PROBLEM REQUIREMENTS |
Everything from the first line of the data below through the line that contains "(mc2) at (777,363)" should be written out exactly, please, and nothing more; the pictures stay out.

### AVAILABLE DATA

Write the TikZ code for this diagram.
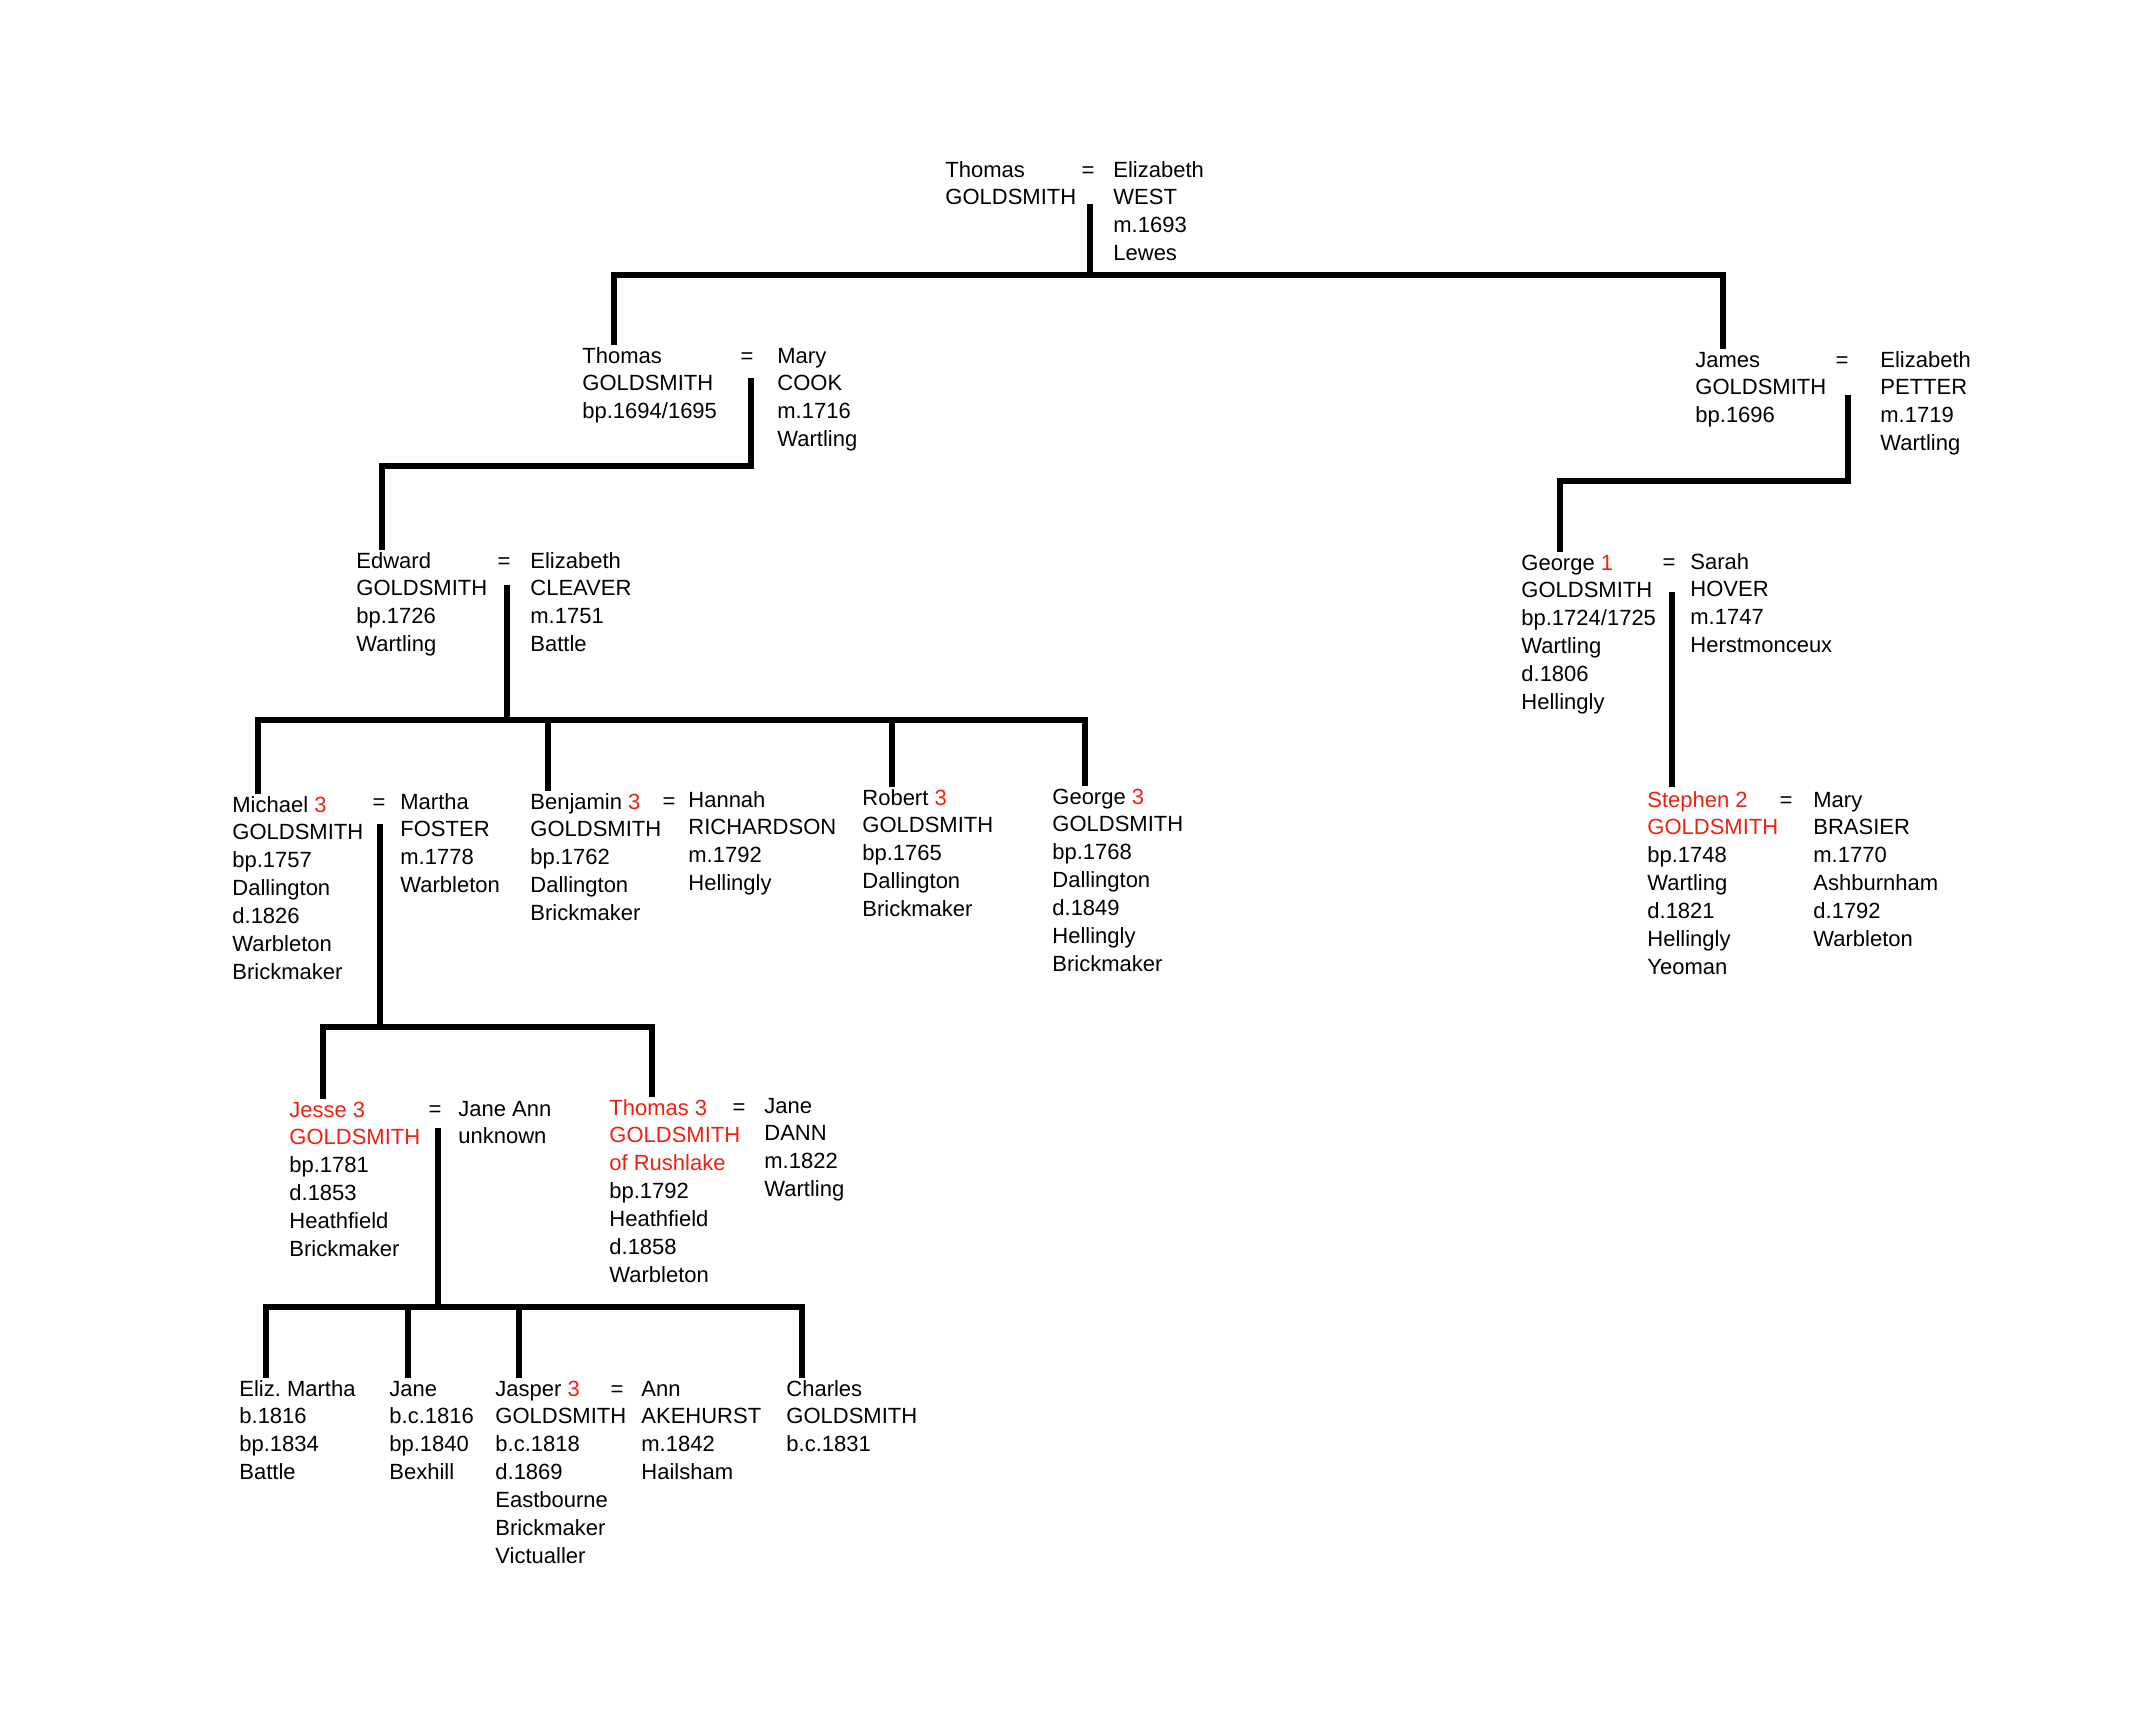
\documentclass[tikz,border=0pt]{standalone}
\usepackage{fontspec}
\setmainfont{Liberation Sans}
\usepackage{xcolor}
\usepackage{tikz}
\usetikzlibrary{positioning}

\definecolor{genred}{RGB}{240,32,16}
\newcommand{\gnum}[1]{\textcolor{genred}{#1}}
\newcommand{\rows}[1]{\begin{tabular}[t]{@{}l@{}}#1\end{tabular}}
\frenchspacing

\begin{document}
\begin{tikzpicture}[
    x=0.5pt,
    y=-0.5pt,
    person/.style={
        anchor=base west,
        inner sep=0pt,
        font=\fontsize{11}{13.95}\selectfont
    },
    wed/.style={
        anchor=base,
        inner sep=0pt,
        font=\fontsize{11}{13.95}\selectfont
    },
    tie/.style={line width=3.2pt}
]
\useasboundingbox (0,0) rectangle (2131,1720);

\node[person] (tg1) at (945,177) {\rows{Thomas\\GOLDSMITH}};
\node[wed] (eq1) at (1088,177) {=};
\node[person] (ew1) at (1113,177) {\rows{Elizabeth\\WEST\\m.1693\\Lewes}};

\node[person] (tg2) at (582,363) {\rows{Thomas\\GOLDSMITH\\bp.1694/1695}};
\node[wed] (eq2) at (747,363) {=};
\node[person] (mc2) at (777,363) {\rows{Mary\\COOK\\m.1716\\Wartling}};

\node[person] (jg2) at (1695,367) {\rows{James\\GOLDSMITH\\bp.1696}};
\node[wed] (eq3) at (1842,367) {=};
\node[person] (ep2) at (1880,367) {\rows{Elizabeth\\PETTER\\m.1719\\Wartling}};

\node[person] (eg3) at (356,568) {\rows{Edward\\GOLDSMITH\\bp.1726\\Wartling}};
\node[wed] (eq4) at (504,568) {=};
\node[person] (ec3) at (530,568) {\rows{Elizabeth\\CLEAVER\\m.1751\\Battle}};

\node[person] (gg3) at (1521,570) {\rows{George \gnum{1}\\GOLDSMITH\\bp.1724/1725\\Wartling\\d.1806\\Hellingly}};
\node[wed] (eq5) at (1669,569) {=};
\node[person] (sh3) at (1690,569) {\rows{Sarah\\HOVER\\m.1747\\Herstmonceux}};

\node[person] (mg4) at (232,812) {\rows{Michael \gnum{3}\\GOLDSMITH\\bp.1757\\Dallington\\d.1826\\Warbleton\\Brickmaker}};
\node[wed] (eq6) at (379,809) {=};
\node[person] (mf4) at (400,809) {\rows{Martha\\FOSTER\\m.1778\\Warbleton}};

\node[person] (bg4) at (530,809) {\rows{Benjamin \gnum{3}\\GOLDSMITH\\bp.1762\\Dallington\\Brickmaker}};
\node[wed] (eq7) at (669,808) {=};
\node[person] (hr4) at (688,807) {\rows{Hannah\\RICHARDSON\\m.1792\\Hellingly}};

\node[person] (rg4) at (862,805) {\rows{Robert \gnum{3}\\GOLDSMITH\\bp.1765\\Dallington\\Brickmaker}};

\node[person] (gg4) at (1052,804) {\rows{George \gnum{3}\\GOLDSMITH\\bp.1768\\Dallington\\d.1849\\Hellingly\\Brickmaker}};

\node[person] (sg4) at (1647,807) {\rows{\gnum{Stephen 2}\\\gnum{GOLDSMITH}\\bp.1748\\Wartling\\d.1821\\Hellingly\\Yeoman}};
\node[wed] (eq8) at (1786,807) {=};
\node[person] (mb4) at (1813,807) {\rows{Mary\\BRASIER\\m.1770\\Ashburnham\\d.1792\\Warbleton}};

\node[person] (jg5) at (289,1117) {\rows{\gnum{Jesse 3}\\\gnum{GOLDSMITH}\\bp.1781\\d.1853\\Heathfield\\Brickmaker}};
\node[wed] (eq9) at (435,1116) {=};
\node[person] (ja5) at (458,1116) {\rows{Jane Ann\\unknown}};

\node[person] (tg5) at (609,1115) {\rows{\gnum{Thomas 3}\\\gnum{GOLDSMITH}\\\gnum{of Rushlake}\\bp.1792\\Heathfield\\d.1858\\Warbleton}};
\node[wed] (eq10) at (739,1114) {=};
\node[person] (jd5) at (764,1113) {\rows{Jane\\DANN\\m.1822\\Wartling}};

\node[person] (em6) at (239,1396) {\rows{Eliz. Martha\\b.1816\\bp.1834\\Battle}};
\node[person] (jb6) at (389,1396) {\rows{Jane\\b.c.1816\\bp.1840\\Bexhill}};
\node[person] (jg6) at (495,1396) {\rows{Jasper \gnum{3}\\GOLDSMITH\\b.c.1818\\d.1869\\Eastbourne\\Brickmaker\\Victualler}};
\node[wed] (eq11) at (617,1396) {=};
\node[person] (aa6) at (641,1396) {\rows{Ann\\AKEHURST\\m.1842\\Hailsham}};
\node[person] (cg6) at (786,1396) {\rows{Charles\\GOLDSMITH\\b.c.1831}};

\coordinate (dtg2) at ([xshift=16pt,yshift=-1pt]tg2.north west);
\coordinate (djg2) at ([xshift=14pt,yshift=-1pt]jg2.north west);
\coordinate (deg3) at ([xshift=13pt,yshift=-1pt]eg3.north west);
\coordinate (dgg3) at ([xshift=19.5pt,yshift=-1pt]gg3.north west);
\coordinate (dmg4) at ([xshift=13pt,yshift=-1pt]mg4.north west);
\coordinate (dbg4) at ([xshift=9pt,yshift=-1pt]bg4.north west);
\coordinate (drg4) at ([xshift=15pt,yshift=-1pt]rg4.north west);
\coordinate (dgg4) at ([xshift=16.5pt,yshift=-1pt]gg4.north west);
\coordinate (djg5) at ([xshift=17pt,yshift=-1pt]jg5.north west);
\coordinate (dtg5) at ([xshift=21.5pt,yshift=-1pt]tg5.north west);
\coordinate (dem6) at ([xshift=13.5pt,yshift=-1pt]em6.north west);
\coordinate (djb6) at ([xshift=9.5pt,yshift=-1pt]jb6.north west);
\coordinate (djg6) at ([xshift=12pt,yshift=-1pt]jg6.north west);
\coordinate (dcg6) at ([xshift=8pt,yshift=-1pt]cg6.north west);

\draw[tie] (eq1.base) ++(2,27) -- ++(0,71) coordinate (b1);
\draw[tie] (dtg2) |- (b1) -| (djg2);

\draw[tie] (eq2.base) ++(4,15) -- ++(0,88) -| (deg3);
\draw[tie] (eq3.base) ++(6,28) -- ++(0,86) -| (dgg3);

\draw[tie] (eq4.base) ++(3,17) -- ++(0,135) coordinate (b4);
\draw[tie] (dmg4) |- (b4) -| (dgg4);
\draw[tie] (dbg4 |- b4) -- (dbg4);
\draw[tie] (drg4 |- b4) -- (drg4);

\draw[tie] (eq5.base) ++(3,23) coordinate (v5) -- (v5 |- sg4.north);

\draw[tie] (eq6.base) ++(1,15) -- ++(0,203) coordinate (b6);
\draw[tie] (djg5) |- (b6) -| (dtg5);

\draw[tie] (eq9.base) ++(3,12) -- ++(0,179) coordinate (b9);
\draw[tie] (dem6) |- (b9) -| (dcg6);
\draw[tie] (djb6 |- b9) -- (djb6);
\draw[tie] (djg6 |- b9) -- (djg6);

\end{tikzpicture}
\end{document}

######

RESPONSE TO THIS TASK |
Write the TikZ code for this diagram.
\documentclass[tikz,border=0pt]{standalone}
\usepackage{fontspec}
\setmainfont{Liberation Sans}
\usepackage{xcolor}
\usepackage{tikz}
\usetikzlibrary{positioning}

\definecolor{genred}{RGB}{240,32,16}
\newcommand{\gnum}[1]{\textcolor{genred}{#1}}
\newcommand{\rows}[1]{\begin{tabular}[t]{@{}l@{}}#1\end{tabular}}
\frenchspacing

\begin{document}
\begin{tikzpicture}[
    x=0.5pt,
    y=-0.5pt,
    person/.style={
        anchor=base west,
        inner sep=0pt,
        font=\fontsize{11}{13.95}\selectfont
    },
    wed/.style={
        anchor=base,
        inner sep=0pt,
        font=\fontsize{11}{13.95}\selectfont
    },
    tie/.style={line width=3.2pt}
]
\useasboundingbox (0,0) rectangle (2131,1720);

\node[person] (tg1) at (945,177) {\rows{Thomas\\GOLDSMITH}};
\node[wed] (eq1) at (1088,177) {=};
\node[person] (ew1) at (1113,177) {\rows{Elizabeth\\WEST\\m.1693\\Lewes}};

\node[person] (tg2) at (582,363) {\rows{Thomas\\GOLDSMITH\\bp.1694/1695}};
\node[wed] (eq2) at (747,363) {=};
\node[person] (mc2) at (777,363) {\rows{Mary\\COOK\\m.1716\\Wartling}};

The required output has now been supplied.